Each matchSpan represents a position in the chunk data where a keyword was found, along with the corresponding span (start and end positions). The span is determined based on the configured spanCalculator strategy. Adjacent or overlapping matches are merged to avoid duplicating or overlapping the matched portions of the chunk data.
The matches field contains the actual byte slices of the matched portions from the chunk data.
func (*Core) KeywordsToDetectors ¶ added in v3.78.1
func (ac *Core) KeywordsToDetectors() map[string][]DetectorKey
type CoreOption ¶ added in v3.78.1
type CoreOption func(*Core)
CoreOption is a functional option type for configuring an AhoCorasickCore instance.
func WithSpanCalculator ¶ added in v3.78.1
func WithSpanCalculator(spanCalculator spanCalculator) CoreOption
WithSpanCalculator sets the span calculator for AhoCorasickCore.
type DetectorKey ¶
type DetectorKey struct {
// contains filtered or unexported fields
}
DetectorKey is used to identify a detector in the keywordsToDetectors map. Multiple detectors can have the same detector type but different versions. This allows us to identify a detector by its type and version. An additional (optional) field is provided to disambiguate multiple custom detectors. This type is exported even though none of its fields are so that the AhoCorasickCore can populate passed-in maps keyed on this type without exposing any of its internals to consumers.
func CreateDetectorKey ¶ added in v3.67.0
func CreateDetectorKey(d detectors.Detector) DetectorKey
CreateDetectorKey creates a unique key for each detector from its type, version, and, for custom regex detectors, its name.
func (DetectorKey) Type ¶ added in v3.67.2
func (k DetectorKey) Type() detectorspb.DetectorType
Type returns the detector type of the key.
type DetectorMatch ¶ added in v3.78.1
type DetectorMatch struct { Key DetectorKey detectors.Detector // contains filtered or unexported fields }
DetectorMatch represents a detected pattern's metadata in a data chunk. It encapsulates the key identifying a specific detector, the detector instance itself, the start and end offsets of the matched keyword in the chunk, and the matched portions of the chunk data.

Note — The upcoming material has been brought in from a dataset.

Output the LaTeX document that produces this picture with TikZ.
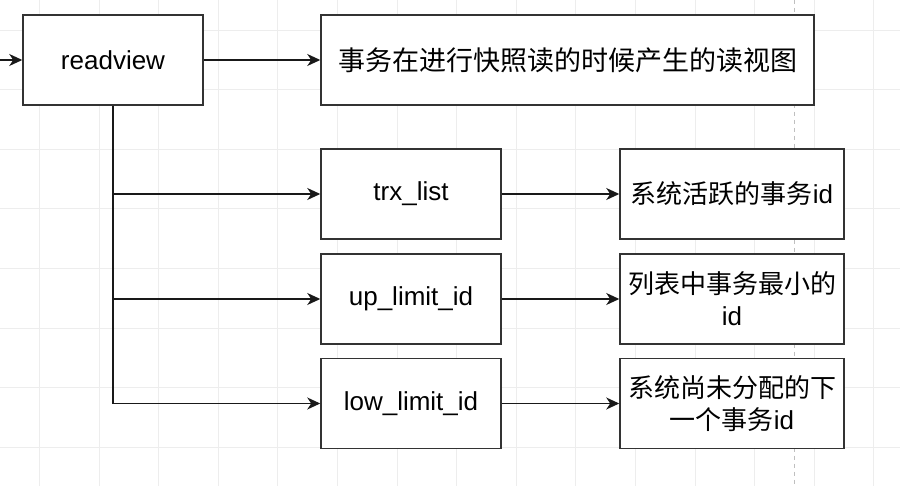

func (*DetectorMatch) Matches ¶ added in v3.78.1
func (d *DetectorMatch) Matches() [][]byte
Matches returns a slice of byte slices, each representing a matched portion of the chunk data.
type EntireChunkSpanCalculator ¶ added in v3.78.1
type EntireChunkSpanCalculator struct{}
EntireChunkSpanCalculator is a strategy that calculates the match span to use the entire chunk data. This is used when we want to match against the full length of the provided chunk.